The Durham Bicycle and Pedestrian Advisory Commission plays a critical role in the county’s Comprehensive Bike Transportation and Pedestrian Plans and participates in the review of site plans to ensure that pedestrian and bicycle amenities are included in new developments. Their efforts have helped to create 32 miles of dedicated bike lanes in Durham County. Based on community health assessment results demonstrating that many residents prefer to exercise within their neighborhood, two marked “Healthy Mile Trails” have been created to provide exercise opportunities to underserved communities and more are in progress.

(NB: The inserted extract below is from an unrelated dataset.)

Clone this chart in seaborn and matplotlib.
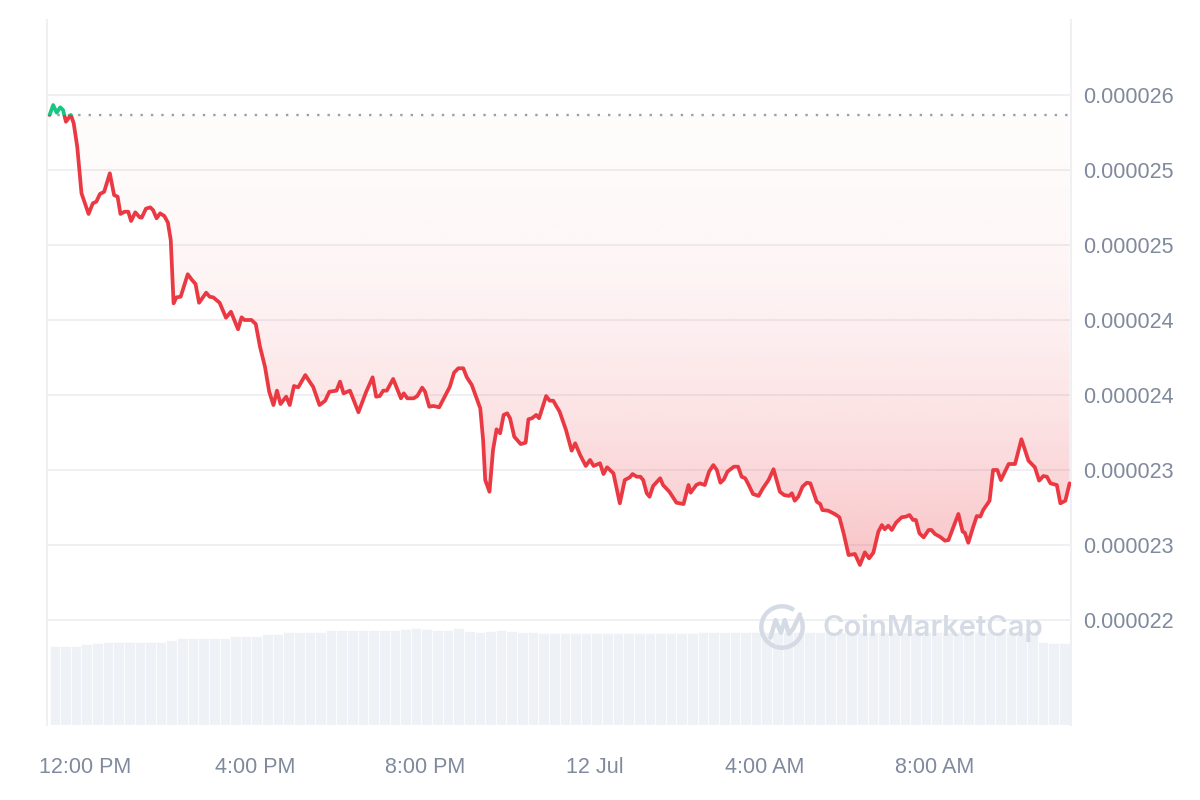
import numpy as np
import matplotlib
matplotlib.use("Agg")
import matplotlib.pyplot as plt
from matplotlib.patches import Rectangle, PathPatch, Arc
import seaborn as sns

# price in millionths (x 1e-6), time in minutes after 11:10 AM (11 Jul)
price_min = [0, 5, 10, 15, 19, 23, 30, 34, 39, 45,
             55, 61, 66, 71, 77, 85, 91, 96, 100, 106,
             111, 115, 121, 127, 130, 136, 142, 146, 151, 156,
             162, 167, 171, 175, 179, 185, 195, 201, 206, 211,
             221, 226, 231, 240, 249, 256, 266, 271, 275, 285,
             291, 297, 304, 310, 316, 321, 326, 334, 339, 345,
             351, 361, 368, 372, 381, 389, 395, 405, 410, 415,
             424, 436, 447, 456, 461, 466, 471, 476, 485, 496,
             500, 505, 514, 519, 526, 530, 536, 542, 550, 565,
             571, 577, 584, 589, 596, 608, 612, 615, 621, 626,
             631, 636, 641, 646, 650, 656, 665, 672, 676, 681,
             687, 691, 701, 706, 711, 720, 729, 737, 742, 749,
             757, 763, 768, 777, 782, 787, 796, 805, 812, 819,
             823, 829, 834, 838, 843, 847, 852, 862, 866, 875,
             885, 895, 902, 905, 913, 918, 925, 931, 937, 942,
             947, 952, 957, 966, 972, 977, 982, 987, 993, 1001,
             1007, 1015, 1022, 1031, 1037, 1044, 1048, 1052, 1057, 1063,
             1069, 1074, 1083, 1088, 1091, 1099, 1109, 1115, 1121, 1128,
             1137, 1144, 1151, 1157, 1163, 1170, 1175, 1179, 1184, 1189,
             1195, 1203, 1209, 1214, 1219, 1223, 1228, 1234, 1241, 1245,
             1250, 1257, 1264, 1269, 1283, 1289, 1292, 1297, 1304, 1309,
             1314, 1318, 1327, 1332, 1338, 1343, 1354, 1363, 1372, 1382,
             1391, 1397, 1403, 1408, 1413, 1422, 1427, 1434, 1440]

price = [25.867, 25.933, 25.882, 25.918, 25.900, 25.822, 25.867, 25.811, 25.655, 25.345,
         25.207, 25.278, 25.289, 25.340, 25.355, 25.478, 25.333, 25.322, 25.207, 25.222,
         25.222, 25.160, 25.218, 25.185, 25.182, 25.242, 25.251, 25.233, 25.178, 25.211,
         25.193, 25.149, 25.033, 24.611, 24.651, 24.655, 24.805, 24.767, 24.740, 24.615,
         24.682, 24.655, 24.651, 24.615, 24.515, 24.555, 24.438, 24.518, 24.500, 24.500,
         24.473, 24.322, 24.189, 24.022, 23.933, 24.029, 23.940, 23.989, 23.933, 24.060,
         24.051, 24.133, 24.082, 24.055, 23.933, 23.962, 24.022, 24.029, 24.089, 24.011,
         24.029, 23.885, 24.022, 24.118, 23.989, 23.993, 24.029, 24.029, 24.107, 23.978,
         24.011, 23.978, 23.978, 23.993, 24.049, 24.022, 23.922, 23.927, 23.918, 24.055,
         24.149, 24.178, 24.178, 24.118, 24.067, 23.911, 23.700, 23.433, 23.355, 23.633,
         23.771, 23.745, 23.867, 23.878, 23.845, 23.722, 23.673, 23.682, 23.838, 23.845,
         23.867, 23.845, 23.993, 23.962, 23.962, 23.889, 23.767, 23.629, 23.678, 23.600,
         23.527, 23.567, 23.527, 23.545, 23.473, 23.518, 23.478, 23.278, 23.433, 23.451,
         23.473, 23.455, 23.455, 23.433, 23.345, 23.322, 23.393, 23.445, 23.400, 23.355,
         23.282, 23.273, 23.400, 23.349, 23.400, 23.411, 23.400, 23.489, 23.533, 23.500,
         23.415, 23.438, 23.489, 23.522, 23.522, 23.455, 23.445, 23.400, 23.340, 23.327,
         23.378, 23.433, 23.505, 23.355, 23.333, 23.327, 23.345, 23.295, 23.322, 23.389,
         23.415, 23.411, 23.289, 23.273, 23.233, 23.229, 23.205, 23.185, 23.078, 22.933,
         22.940, 22.867, 22.951, 22.911, 22.949, 23.089, 23.133, 23.105, 23.129, 23.100,
         23.149, 23.185, 23.189, 23.200, 23.167, 23.167, 23.078, 23.051, 23.100, 23.100,
         23.073, 23.055, 23.029, 23.033, 23.207, 23.089, 23.082, 23.015, 23.122, 23.193,
         23.189, 23.233, 23.295, 23.500, 23.500, 23.433, 23.540, 23.540, 23.705, 23.562,
         23.518, 23.429, 23.460, 23.455, 23.411, 23.400, 23.278, 23.295, 23.411]

# 15-minute volume bars (arbitrary units, axis hidden)
volume = [7.9, 7.9, 7.9, 8.1, 8.2, 8.3, 8.3, 8.3, 8.3, 8.3,
          8.3, 8.5, 8.7, 8.7, 8.7, 8.7, 8.7, 8.9, 8.9, 8.9,
          9.1, 9.1, 9.3, 9.3, 9.3, 9.3, 9.5, 9.5, 9.5, 9.5,
          9.5, 9.5, 9.5, 9.6, 9.7, 9.6, 9.5, 9.5, 9.7, 9.4,
          9.3, 9.4, 9.5, 9.4, 9.3, 9.3, 9.2, 9.2, 9.2, 9.2,
          9.2, 9.2, 9.2, 9.2, 9.2, 9.2, 9.2, 9.2, 9.2, 9.2,
          9.2, 9.3, 9.3, 9.3, 9.3, 9.3, 9.3, 9.3, 9.3, 9.3,
          9.3, 9.3, 9.3, 9.3, 9.3, 9.3, 9.3, 9.3, 9.3, 9.3,
          9.3, 9.3, 9.3, 9.3, 9.3, 9.3, 9.3, 9.3, 9.3, 9.3,
          9.3, 9.3, 9.3, 8.3, 8.2, 8.2]

y_ticks = [26.0, 25.5, 25.0, 24.5, 24.0, 23.5, 23.0, 22.5]
y_labels = ["0.000026", "0.000025", "0.000025", "0.000024",
            "0.000024", "0.000023", "0.000023", "0.000022"]
x_ticks = [50, 290, 530, 770, 1010, 1250]
x_labels = ["12:00 PM", "4:00 PM", "8:00 PM", "12 Jul", "4:00 AM", "8:00 AM"]

RED = "#EA3943"
GREEN = "#16C784"
GREY = "#808A9D"
GRID = "#EFF0F3"

sns.set_theme(style="white")
plt.rcParams["font.family"] = ["Liberation Sans", "DejaVu Sans"]

t = np.array(price_min, dtype=float)
p = np.array(price)
base = p[0]
x0, x1 = -3.7, 1442
y0, y1 = 21.8, 26.5

fig = plt.figure(figsize=(12, 8), dpi=100)
rect = [47 / 1200, 75 / 800, 1024 / 1200, 705 / 800]
ax_vol = fig.add_axes(rect)
ax = fig.add_axes(rect)
ax.patch.set_visible(False)

# volume
vol_t = np.arange(len(volume)) * 15 + 7.5
ax_vol.bar(vol_t, volume, width=15, color="#EEF1F5", edgecolor="white", linewidth=0.5)
ax_vol.set_xlim(x0, x1)
ax_vol.set_ylim(0, 70.5)
ax_vol.axis("off")

# gradient area between line and opening price
fill = ax.fill_between(t, np.minimum(p, base), base, color="none", linewidth=0)
clip = PathPatch(fill.get_paths()[0], transform=ax.transData, facecolor="none", edgecolor="none")
ax.add_patch(clip)
d = np.linspace(0, 1, 256)[:, None]
rgba = np.zeros((256, 1, 4))
rgba[..., :3] = matplotlib.colors.to_rgb(RED)
rgba[..., 3] = 0.02 + 0.28 * (1 - d) ** 2
im = ax.imshow(rgba, extent=[x0, x1, p.min(), base], origin="lower", aspect="auto",
               interpolation="bilinear", zorder=1)
im.set_clip_path(clip)

# baseline
ax.axhline(base, color="#9A9FA8", linestyle=(0, (1, 3.4)), linewidth=1.7, zorder=2)

# price line, green above open and red below
sns.lineplot(x=t, y=p, ax=ax, color=RED, linewidth=2.7, sort=False, estimator=None, zorder=3)
ax.lines[-1].set_clip_path(Rectangle((x0, y0), x1 - x0, base - y0, transform=ax.transData))
sns.lineplot(x=t, y=p, ax=ax, color=GREEN, linewidth=2.7, sort=False, estimator=None, zorder=3)
ax.lines[-1].set_clip_path(Rectangle((x0, base), x1 - x0, y1 - base, transform=ax.transData))

ax.set_xlim(x0, x1)
ax.set_ylim(y0, y1)
ax.set_yticks(y_ticks)
ax.set_yticklabels(y_labels)
ax.set_xticks(x_ticks)
ax.set_xticklabels(x_labels)
ax.yaxis.tick_right()
ax.yaxis.grid(True, color=GRID, linewidth=1.4)
ax.xaxis.grid(False)
ax.set_axisbelow(True)
ax.tick_params(axis="y", length=0, pad=8.5, labelsize=15.5, labelcolor=GREY)
ax.tick_params(axis="x", length=0, pad=23, labelsize=15.5, labelcolor=GREY)
ax.set_xlabel("")
ax.set_ylabel("")
for side in ["top", "bottom"]:
    ax.spines[side].set_visible(False)
for side in ["left", "right"]:
    ax.spines[side].set_color(GRID)
    ax.spines[side].set_linewidth(1.4)

# watermark
fig.text(822 / 1200, 1 - 628 / 800, "CoinMarketCap", ha="left", va="center",
         fontsize=21, color="#D5DBE5", fontweight="semibold",
         family=["Inter", "DejaVu Sans"], zorder=0)
ax_logo = fig.add_axes([759 / 1200, 1 - 650 / 800, 46 / 1200, 46 / 800])
ax_logo.set_xlim(-1, 1)
ax_logo.set_ylim(-1, 1)
ax_logo.axis("off")
ax_logo.add_patch(Arc((0, 0), 1.8, 1.8, theta1=55, theta2=395, color="#D5DBE5", linewidth=3.2))
ax_logo.plot([-0.5, -0.28, -0.05, 0.12, 0.3, 0.5, 0.78],
             [-0.45, 0.3, -0.25, 0.3, -0.3, -0.05, 0.55], color="#D5DBE5", linewidth=3.2,
             solid_joinstyle="round", solid_capstyle="round")

fig.savefig("out.png", dpi=100)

Providing these opportunities for exercise also helps create strong social bonds across the community. Again, focused in the county’s most historically under-served neighborhoods, Bull City Play Streets events are literally opening the streets to increase physical activity and social connectedness. The project was born through many community partners including the Partnership for a Healthy Durham, Clean Energy Durham, Triangle Transit and Durham CAN. The Partnership for a Healthy Durham later wrote a grant to support the City in managing the events along with support from County staff. Play Streets use community volunteers to provide activities and healthy food during weekend festivals, linking residents to running, biking, badminton, Zumba and other new forms of healthy activity.
Community leaders are also focusing on expanding access to healthy foods. The community’s two farmers’ markets accept EBT cards from the SNAP program, and Durham Public Schools converted an empty plot of more than 30 acres of land into the Farm Hub — a hands-on learning environment where students can grow and harvest healthy food, hike, bike and explore nature in a directed educational environment. A “Veggie Van” works with churches, childcare centers, community organizations and other nonprofits to deliver boxes of fresh, locally-grown fruits and vegetables to people who have limited access to these products.

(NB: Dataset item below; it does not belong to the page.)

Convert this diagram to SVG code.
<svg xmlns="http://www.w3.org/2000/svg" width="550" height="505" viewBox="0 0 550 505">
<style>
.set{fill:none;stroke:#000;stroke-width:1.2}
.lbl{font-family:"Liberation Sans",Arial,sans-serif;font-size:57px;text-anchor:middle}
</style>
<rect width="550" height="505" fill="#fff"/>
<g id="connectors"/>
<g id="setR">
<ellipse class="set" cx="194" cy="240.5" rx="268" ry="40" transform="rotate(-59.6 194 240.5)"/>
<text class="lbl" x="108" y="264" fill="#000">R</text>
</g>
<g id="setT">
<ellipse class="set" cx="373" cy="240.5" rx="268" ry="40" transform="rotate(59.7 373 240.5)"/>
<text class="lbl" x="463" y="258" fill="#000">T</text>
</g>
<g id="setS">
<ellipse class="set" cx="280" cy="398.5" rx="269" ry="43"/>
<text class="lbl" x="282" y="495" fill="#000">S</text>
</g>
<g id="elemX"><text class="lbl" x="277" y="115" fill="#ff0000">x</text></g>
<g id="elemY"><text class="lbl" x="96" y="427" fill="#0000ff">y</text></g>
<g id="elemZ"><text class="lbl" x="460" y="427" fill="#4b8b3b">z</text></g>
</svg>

“These programs are an opportunity to give people more choice, more access and in turn create healthier options,” said Harris.
Durham County’s most ambitious achievement in recent years has been the passage of a Board of Health Smoking Rule that limits smoking in many outdoor areas. In a region where tobacco sales were once the engine of the local economy, the new rule prohibits outdoor smoking on city and county property and abutting sidewalks and bus stops. It has been called one of the most progressive rules in the Southeast United States.